Here is how RL specifically enhances performance:

• Automated Policy Optimization: Instead of developers manually writing exhaustive “if-then” rules for what the system should say next, RL enables the system to learn an optimal Dialogue Policy autonomously. Through trial and error (often using simulated users), the agent learns which conversational actions yield the highest rewards.

• Focusing on Cumulative Goals: While standard machine learning might just try to predict the next word, RL optimizes for ultimate outcomes. It assigns numerical rewards for successful task completion (like booking a flight) or user satisfaction, and penalties for overly long or failed interactions.

• Robustness to Uncertainty: Human speech is ambiguous and prone to recognition errors. By utilizing POMDPs, RL empowers the system to manage this uncertainty. It maintains a probability distribution over multiple possible user intents (Dialogue State Tracking) and chooses actions that safely clarify or recover from misunderstandings.

5. Why is a statistical data-driven approach needed in dialogue systems

The necessity for a statistical data-driven approach in dialogue systems arises directly from the limitations of traditional rule-based architectures. While rule-based systems function well in narrow, highly controlled domains, they are extremely brittle and labor-intensive to scale. Human conversation is inherently unpredictable, filled with ambiguity, interruptions, and speech recognition errors.

A statistical approach is crucial because it introduces the ability to manage this inherent uncertainty mathematically. Instead of relying on a rigid “if-then” logic path, statistical models treat dialogue as a probabilistic process. Key reasons for this shift include:

• Managing Ambiguity: Through frameworks like Partially Observable Markov Decision Processes (POMDPs), the system does not commit to a single interpretation of a user’s input. Instead, it uses Dialogue State Tracking to maintain a probability distribution over multiple possible meanings.

• Automated Learning: Rather than manually anticipating every conversational turn, statistical systems leverage Reinforcement Learning (RL). By interacting with users (or simulators), the system automatically learns an optimal Dialogue Policy that maximizes the chances of a successful interaction.

• Scalability: Learning directly from massive datasets of human conversation significantly reduces the human engineering effort required to expand the system into new domains.

6. Explain the architecture and working of present-day dialogue systems.

Architecture and Working of Present-Day Dialogue Systems

Present-day dialogue systems typically employ either a modular pipeline or an end-to-end neural architecture to process user inputs and generate appropriate responses.

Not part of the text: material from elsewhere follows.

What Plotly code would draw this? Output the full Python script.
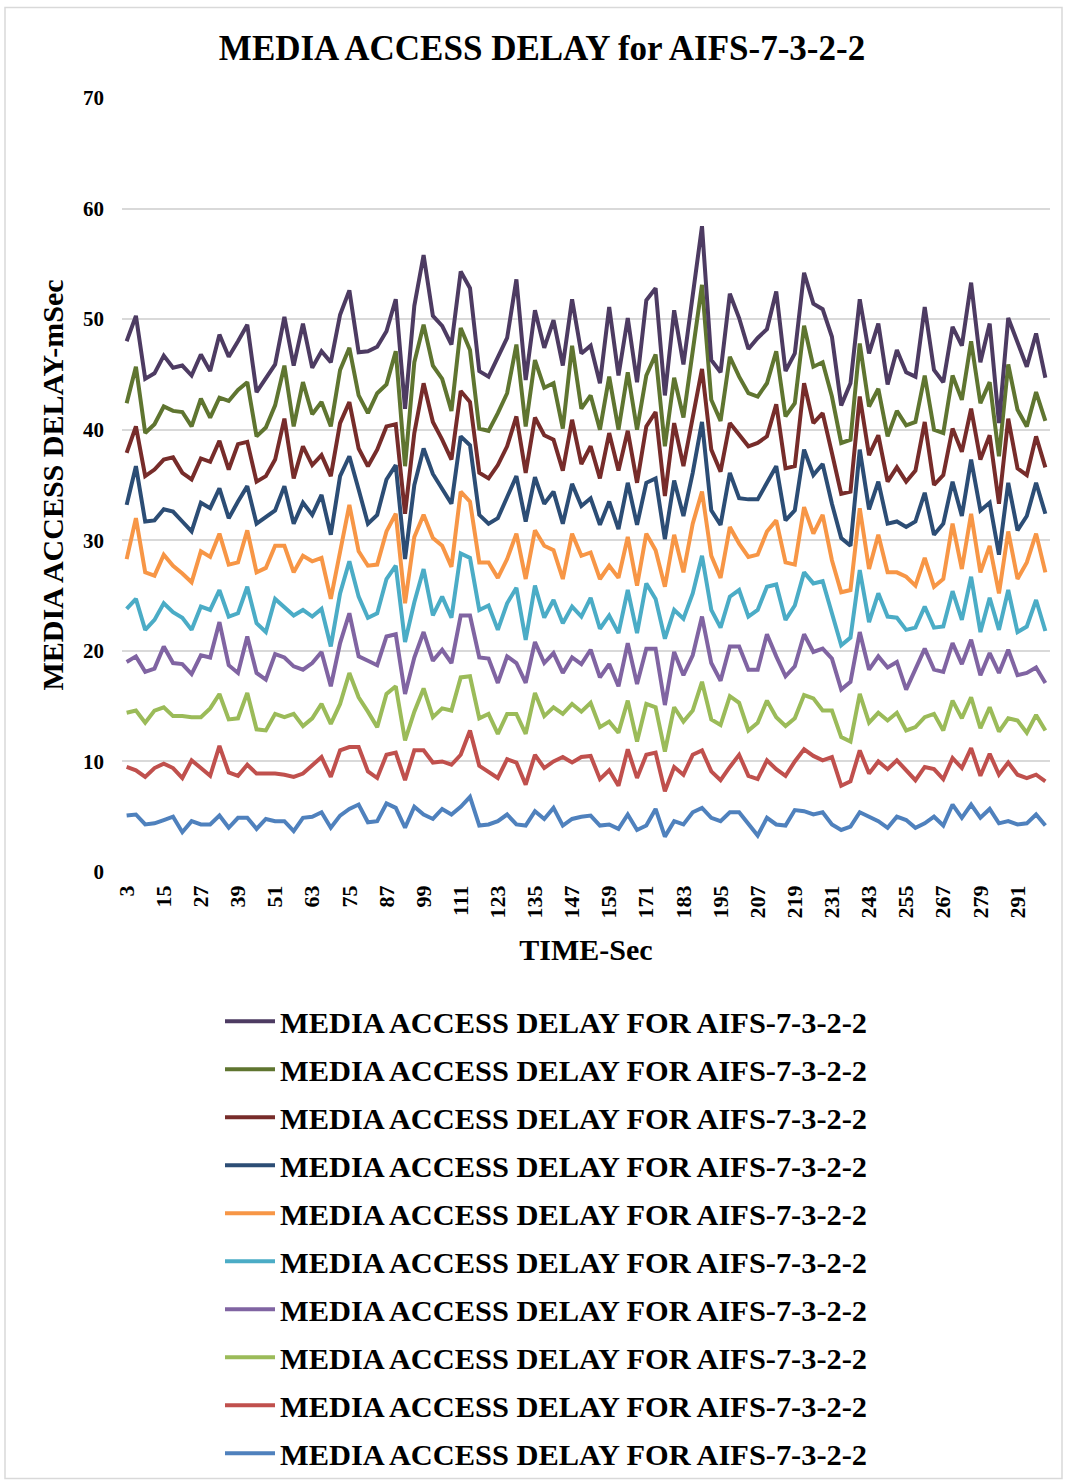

The standard pipeline architecture operates through a sequence of interconnected components:

• Automatic Speech Recognition (ASR): If the input is spoken, ASR converts the user’s audio signal into raw text.

• Natural Language Understanding (NLU): This module analyzes the text to determine the user’s core intent (what they want to achieve) and extracts relevant entities (specific data points, such as a date, location, or name).

• Dialogue Management (DM): Acting as the central controller, the DM consists of two sub-components:

  • Dialogue State Tracking (DST): Updates and maintains the current context of the conversation using the entire interaction history.

  • Dialogue Policy: Decides the system’s next logical action or response based on the updated state.

• Natural Language Generation (NLG): Translates the abstract action decided by the DM into fluent, human-readable text.

• Text-to-Speech (TTS): Synthesizes the text response back into spoken audio.

Increasingly, end-to-end neural dialogue systems bypass these explicit, handcrafted modules entirely. Instead, they utilize massive deep learning models to map user inputs directly to generated responses.